**REQUIRED WORK**
Restate each line of the listing exactly, without carrying over any pictures.

**GIVEN INFORMATION**
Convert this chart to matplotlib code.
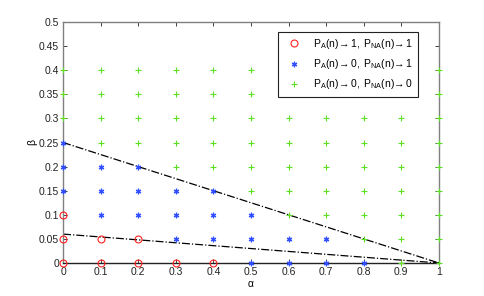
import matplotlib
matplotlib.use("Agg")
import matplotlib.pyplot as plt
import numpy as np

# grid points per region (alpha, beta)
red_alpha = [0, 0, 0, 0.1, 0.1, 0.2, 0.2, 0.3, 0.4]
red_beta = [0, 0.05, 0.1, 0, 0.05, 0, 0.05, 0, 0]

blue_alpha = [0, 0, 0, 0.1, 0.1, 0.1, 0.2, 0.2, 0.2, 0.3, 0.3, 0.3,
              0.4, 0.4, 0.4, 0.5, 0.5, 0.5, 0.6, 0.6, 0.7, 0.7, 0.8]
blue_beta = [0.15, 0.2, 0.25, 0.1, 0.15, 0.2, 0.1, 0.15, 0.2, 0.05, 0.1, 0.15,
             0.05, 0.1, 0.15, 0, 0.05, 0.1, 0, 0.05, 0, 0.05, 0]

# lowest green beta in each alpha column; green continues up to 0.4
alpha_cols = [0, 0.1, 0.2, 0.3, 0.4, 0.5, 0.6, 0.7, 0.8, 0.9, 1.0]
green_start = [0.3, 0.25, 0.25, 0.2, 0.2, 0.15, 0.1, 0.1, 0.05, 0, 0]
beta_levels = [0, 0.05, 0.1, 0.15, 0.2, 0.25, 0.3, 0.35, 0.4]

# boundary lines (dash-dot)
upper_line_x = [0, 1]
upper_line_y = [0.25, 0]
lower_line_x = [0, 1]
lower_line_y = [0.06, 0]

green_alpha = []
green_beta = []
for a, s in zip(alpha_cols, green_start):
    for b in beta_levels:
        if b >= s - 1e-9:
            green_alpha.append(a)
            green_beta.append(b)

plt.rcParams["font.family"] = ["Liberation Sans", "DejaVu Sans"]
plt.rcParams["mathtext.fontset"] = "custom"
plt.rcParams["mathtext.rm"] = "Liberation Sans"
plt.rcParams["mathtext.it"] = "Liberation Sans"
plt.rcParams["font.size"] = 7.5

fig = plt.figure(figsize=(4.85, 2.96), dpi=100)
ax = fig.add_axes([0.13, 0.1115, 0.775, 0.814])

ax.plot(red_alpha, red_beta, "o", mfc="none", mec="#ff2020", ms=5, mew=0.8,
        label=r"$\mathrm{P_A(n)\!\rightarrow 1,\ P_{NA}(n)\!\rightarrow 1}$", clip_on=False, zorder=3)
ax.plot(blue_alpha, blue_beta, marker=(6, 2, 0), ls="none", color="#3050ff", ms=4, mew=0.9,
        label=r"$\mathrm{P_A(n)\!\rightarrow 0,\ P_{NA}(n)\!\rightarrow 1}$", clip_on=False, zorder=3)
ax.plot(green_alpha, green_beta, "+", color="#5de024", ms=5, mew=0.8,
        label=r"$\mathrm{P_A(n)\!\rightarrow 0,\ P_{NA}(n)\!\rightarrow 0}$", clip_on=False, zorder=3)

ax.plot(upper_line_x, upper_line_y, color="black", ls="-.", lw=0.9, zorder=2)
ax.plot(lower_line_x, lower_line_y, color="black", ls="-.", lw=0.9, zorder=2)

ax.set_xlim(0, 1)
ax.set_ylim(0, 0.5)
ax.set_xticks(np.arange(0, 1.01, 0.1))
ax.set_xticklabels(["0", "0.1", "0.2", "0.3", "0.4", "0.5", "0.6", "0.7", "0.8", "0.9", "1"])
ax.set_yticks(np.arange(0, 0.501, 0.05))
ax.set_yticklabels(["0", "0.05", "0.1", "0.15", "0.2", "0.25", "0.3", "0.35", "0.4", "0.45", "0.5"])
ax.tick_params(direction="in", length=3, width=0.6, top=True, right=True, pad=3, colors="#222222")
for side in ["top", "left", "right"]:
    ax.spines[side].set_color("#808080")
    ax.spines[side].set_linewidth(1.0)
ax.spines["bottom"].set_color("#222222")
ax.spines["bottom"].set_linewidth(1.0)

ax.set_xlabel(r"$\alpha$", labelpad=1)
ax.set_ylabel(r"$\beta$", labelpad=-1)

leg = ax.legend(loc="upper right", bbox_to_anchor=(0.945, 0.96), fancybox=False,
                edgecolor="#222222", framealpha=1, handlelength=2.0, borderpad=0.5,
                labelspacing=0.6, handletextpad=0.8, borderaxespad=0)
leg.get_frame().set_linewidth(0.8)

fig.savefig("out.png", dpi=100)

**TASK RESPONSE**
Convert this chart to matplotlib code.
import matplotlib
matplotlib.use("Agg")
import matplotlib.pyplot as plt
import numpy as np

# grid points per region (alpha, beta)
red_alpha = [0, 0, 0, 0.1, 0.1, 0.2, 0.2, 0.3, 0.4]
red_beta = [0, 0.05, 0.1, 0, 0.05, 0, 0.05, 0, 0]

blue_alpha = [0, 0, 0, 0.1, 0.1, 0.1, 0.2, 0.2, 0.2, 0.3, 0.3, 0.3,
              0.4, 0.4, 0.4, 0.5, 0.5, 0.5, 0.6, 0.6, 0.7, 0.7, 0.8]
blue_beta = [0.15, 0.2, 0.25, 0.1, 0.15, 0.2, 0.1, 0.15, 0.2, 0.05, 0.1, 0.15,
             0.05, 0.1, 0.15, 0, 0.05, 0.1, 0, 0.05, 0, 0.05, 0]

# lowest green beta in each alpha column; green continues up to 0.4
alpha_cols = [0, 0.1, 0.2, 0.3, 0.4, 0.5, 0.6, 0.7, 0.8, 0.9, 1.0]
green_start = [0.3, 0.25, 0.25, 0.2, 0.2, 0.15, 0.1, 0.1, 0.05, 0, 0]
beta_levels = [0, 0.05, 0.1, 0.15, 0.2, 0.25, 0.3, 0.35, 0.4]

# boundary lines (dash-dot)
upper_line_x = [0, 1]
upper_line_y = [0.25, 0]
lower_line_x = [0, 1]
lower_line_y = [0.06, 0]

green_alpha = []
green_beta = []
for a, s in zip(alpha_cols, green_start):
    for b in beta_levels:
        if b >= s - 1e-9:
            green_alpha.append(a)
            green_beta.append(b)

plt.rcParams["font.family"] = ["Liberation Sans", "DejaVu Sans"]
plt.rcParams["mathtext.fontset"] = "custom"
plt.rcParams["mathtext.rm"] = "Liberation Sans"
plt.rcParams["mathtext.it"] = "Liberation Sans"
plt.rcParams["font.size"] = 7.5

fig = plt.figure(figsize=(4.85, 2.96), dpi=100)
ax = fig.add_axes([0.13, 0.1115, 0.775, 0.814])

ax.plot(red_alpha, red_beta, "o", mfc="none", mec="#ff2020", ms=5, mew=0.8,
        label=r"$\mathrm{P_A(n)\!\rightarrow 1,\ P_{NA}(n)\!\rightarrow 1}$", clip_on=False, zorder=3)
ax.plot(blue_alpha, blue_beta, marker=(6, 2, 0), ls="none", color="#3050ff", ms=4, mew=0.9,
        label=r"$\mathrm{P_A(n)\!\rightarrow 0,\ P_{NA}(n)\!\rightarrow 1}$", clip_on=False, zorder=3)
ax.plot(green_alpha, green_beta, "+", color="#5de024", ms=5, mew=0.8,
        label=r"$\mathrm{P_A(n)\!\rightarrow 0,\ P_{NA}(n)\!\rightarrow 0}$", clip_on=False, zorder=3)

ax.plot(upper_line_x, upper_line_y, color="black", ls="-.", lw=0.9, zorder=2)
ax.plot(lower_line_x, lower_line_y, color="black", ls="-.", lw=0.9, zorder=2)

ax.set_xlim(0, 1)
ax.set_ylim(0, 0.5)
ax.set_xticks(np.arange(0, 1.01, 0.1))
ax.set_xticklabels(["0", "0.1", "0.2", "0.3", "0.4", "0.5", "0.6", "0.7", "0.8", "0.9", "1"])
ax.set_yticks(np.arange(0, 0.501, 0.05))
ax.set_yticklabels(["0", "0.05", "0.1", "0.15", "0.2", "0.25", "0.3", "0.35", "0.4", "0.45", "0.5"])
ax.tick_params(direction="in", length=3, width=0.6, top=True, right=True, pad=3, colors="#222222")
for side in ["top", "left", "right"]:
    ax.spines[side].set_color("#808080")
    ax.spines[side].set_linewidth(1.0)
ax.spines["bottom"].set_color("#222222")
ax.spines["bottom"].set_linewidth(1.0)

ax.set_xlabel(r"$\alpha$", labelpad=1)
ax.set_ylabel(r"$\beta$", labelpad=-1)

leg = ax.legend(loc="upper right", bbox_to_anchor=(0.945, 0.96), fancybox=False,
                edgecolor="#222222", framealpha=1, handlelength=2.0, borderpad=0.5,
                labelspacing=0.6, handletextpad=0.8, borderaxespad=0)
leg.get_frame().set_linewidth(0.8)

fig.savefig("out.png", dpi=100)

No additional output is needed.